I was recently made a deacon at Middle church. I hope to help spread the collective word that Middle Church remains an active, vital community of diverse, God-loving individuals, representing a culture of citizens who offer help for the hungry and vulnerable and who support and uphold social justice and racial inequality through virtual marching and community organizing.  

I am honored and ready to serve. 

I thank you for spending time reading about all of my musical goings-on! 

My extended family is healthy and well. Our one-year-old dog Ralph is a happy chap, living the life out here in the country. Mr. Mitten continues to decapitate mice like the feline assassin he is, Mike and I are on a January cleanse which always feels great when it’s over, and life is good, albeit quiet.

I send you my very best wishes for a healthy, prosperous and productive 2021!

With love & harmony,

xxx,

Deborah

Monday
Aug172020

Sliver of a Moon on Women of Substance Radio

Today, “Sliver of a Moon” airs on Women of Substance Radio (Show #1133). Thank you, Bree Noble!

This song is based on a true story of a dear friend of mine; some of the lines are things she said. It’s not standard tuning - I dropped the low E to a D, which takes it out of the major scale and creates a moody atmosphere, which is what her story evoked in me.

Before “New Road Home” was released, a small team of artists gathered in Pennsylvania and created this music video together. Actors Mac Brydon and Jane Cortney took on the characters beautifully, and the creative team, led by Joshua Berger and Quincey Kai, wove a visual tale that’s not a literal translation of the song, but an emotional one.

I hope you enjoy it!

xxx,
Deborah

 

Wednesday
Jul012020

Happy Pride, from Middle Church and Gospel Choir

Middle Church held a beautiful Pride service on Sunday, blessed by our extraordinary Rev.
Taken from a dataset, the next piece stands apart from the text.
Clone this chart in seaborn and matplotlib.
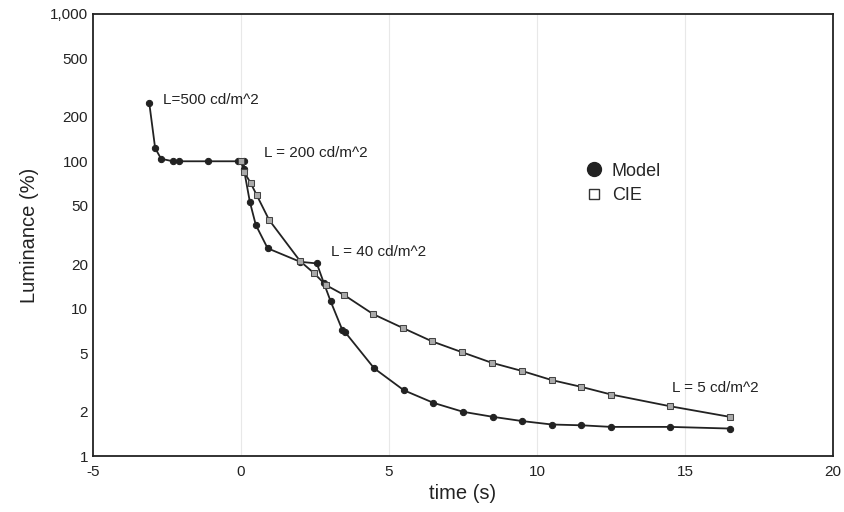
import numpy as np
import pandas as pd
import seaborn as sns
import matplotlib.pyplot as plt
from matplotlib.ticker import FixedLocator, FuncFormatter, LogLocator, NullFormatter

# Model (filled circles)
model_t = [-3.1, -2.9, -2.7, -2.3, -2.1, -1.1, -0.1, 0.1, 0.1, 0.3, 0.5, 0.9, 2.0, 2.56,
           2.8, 3.03, 3.42, 3.5, 4.5, 5.5, 6.5, 7.5, 8.5, 9.5, 10.5, 11.5, 12.5, 14.5, 16.5]
model_lum = [250, 123, 104, 100, 100, 100, 100, 100, 88, 53, 37, 25.7, 20.8, 20.3,
             14.9, 11.2, 7.2, 7.0, 3.94, 2.8, 2.3, 2.0, 1.85, 1.73, 1.64, 1.62, 1.58, 1.58, 1.54]

# CIE (open squares)
cie_t = [0.0, 0.1, 0.33, 0.53, 0.95, 2.0, 2.47, 2.86, 3.48, 4.46, 5.47, 6.46, 7.48,
         8.47, 9.5, 10.5, 11.5, 12.5, 14.5, 16.5]
cie_lum = [100, 85, 71, 59, 40, 21, 17.4, 14.5, 12.4, 9.2, 7.4, 6.0, 5.06,
           4.3, 3.78, 3.28, 2.95, 2.62, 2.18, 1.85]

labels = ["L=500 cd/m^2", "L = 200 cd/m^2", "L = 40 cd/m^2", "L = 5 cd/m^2"]
label_t = [-2.65, 0.78, 3.05, 14.55]
label_lum = [262, 114, 24.3, 2.9]

y_ticks = [1, 2, 5, 10, 20, 50, 100, 200, 500, 1000]

sns.set_style("white")
plt.rcParams['font.family'] = ['Liberation Sans', 'DejaVu Sans']
plt.rcParams['axes.unicode_minus'] = False

fig = plt.figure(figsize=(8.45, 5.12), dpi=100)
ax = fig.add_axes([0.110, 0.109, 0.876, 0.864])

for x in [0, 5, 10, 15]:
    ax.axvline(x, color='#e8e8e8', lw=0.8, zorder=0)

sns.lineplot(x=model_t, y=model_lum, sort=False, estimator=None, color='#222222', lw=1.3,
             marker='o', markersize=4.5, markerfacecolor='#222222', markeredgecolor='#222222',
             ax=ax, zorder=3)
sns.lineplot(x=cie_t, y=cie_lum, sort=False, estimator=None, color='#222222', lw=1.3,
             marker='s', markersize=4.2, markerfacecolor='#aaaaaa', markeredgecolor='#444444',
             ax=ax, zorder=3)

ax.set_yscale('log')
ax.set_xlim(-5, 20)
ax.set_ylim(1, 1000)
ax.set_xticks([-5, 0, 5, 10, 15, 20])
ax.yaxis.set_major_locator(FixedLocator(y_ticks))
ax.yaxis.set_major_formatter(FuncFormatter(lambda v, p: f"{int(v):,}"))
ax.yaxis.set_minor_locator(LogLocator(base=10, subs=[3, 4, 6, 7, 8, 9]))
ax.yaxis.set_minor_formatter(NullFormatter())
ax.tick_params(axis='both', direction='in', labelsize=11, colors='#222222', length=5, width=0.8)
ax.tick_params(axis='y', which='minor', direction='in', length=3, width=0.6)
ax.tick_params(axis='y', which='major', length=7)
ax.tick_params(axis='x', pad=6)

for s in ax.spines.values():
    s.set_color('#222222')
    s.set_linewidth(1.3)

for txt, t, v in zip(labels, label_t, label_lum):
    ax.text(t, v, txt, fontsize=11, va='center', ha='left', color='#222222')

ax.set_xlabel("time (s)", fontsize=14.5, color='#222222', labelpad=4)
ax.set_ylabel("Luminance (%)", fontsize=14.5, color='#222222', labelpad=8)

ax.plot([], [], 'o', color='#222222', markersize=10, label='Model')
ax.plot([], [], 's', markerfacecolor='white', markeredgecolor='#333333', markersize=7, label='CIE')
handles, lbls = ax.get_legend_handles_labels()
ax.legend(handles[-2:], lbls[-2:], loc='upper left', bbox_to_anchor=(0.645, 0.70), frameon=False,
          fontsize=13, handlelength=0.8, handletextpad=0.6, labelspacing=0.4)

fig.savefig("out.png", dpi=100)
Jacqui Lewis. I’m so proud of my church for using its platform to boost LGBTQIA+ voices. It was great to hear real stories, some from my friends at Middle, Edna Benitez and Lee Hill, and to hear fellow choir brother, Ivan Anderson and Queer Black Men in the Middle, a Christian Men’s Chorus, deliver the restorative hymn. So many thoughtful and eloquent church members and clergymen shared their stories on Sunday. Preach!

I am proud to be a member of Middle Collegiate Church in downtown NYC. If you do watch the entire service to the end, you will hear the Jerriese Johnson Gospel Choir singing, God Put A Rainbow in the Sky, directed by John Del Cueto. It was filmed a year ago at Middle. Who knew that in 2020, we would be watching church from home week after week on our computer screens. Anyway, I was lucky to be called to solo for this positive and powerfully visual song of faith and miraculous natural beauty.

Earlier in the month we gathered online to hear Rev. Jacqui Lewis speak in an Anti-Racism seminar. The learning curve’s arc is sometimes vast.

I intend to keep learning about racial oppression in America, to keep opening the doors of equality, and keep breaking down the walls of misinformation to help re-direct the ongoing story of racism in America. I have to ask myself, how do I want to live? What can I do to help my grandchildren understand that we were then and always will be a country in transition? Change is inevitable. With awareness and intention our country can and will heal after centuries of horrifically shameful practices. We will break down the habitually dysfunctional belief systems and introduce reform and policy. How? By raising our awareness collectively. Big changes can happen with a small group of like minded citizens. Organize. Your voice is your vote!

I am speaking from where I sit, which is as a white, straight woman. I was fortunate to be raised by kind, loving parents who opened my eyes early by resisting racism back in the 60s. I grew up knowing there was something amiss in the cultural fiber of our nation. As a Preachers kid we were exposed to the dichotomy of discrimination. My Dad preached about it and some church members were not happy with him for doing so and let him know. I love my family and friends dearly and know them to be good and true. I also see the collateral damage that political choices, made in the past, by white supremacists abusing power have caused and how those actions centuries ago have left permanent scars on the soul of our nation. For hundreds of years, the dignity of our Black brothers and sisters has been desecrated. We wonder why Black Lives Matter has its own handle. Through the centuries, time and time again, Black lives have been treated as though they are expendable. In this United States, their rights have been invisible not indivisible. Our country as a whole has a whole lotta healing to do.... but we knew that.

Thank you for hearing me. I would love to hear from you. This is an unusual post for me I know, but I feel compelled to speak out because the time has come for white people to do just that.

Peace out, Stay safe everyone, you are very precious to me!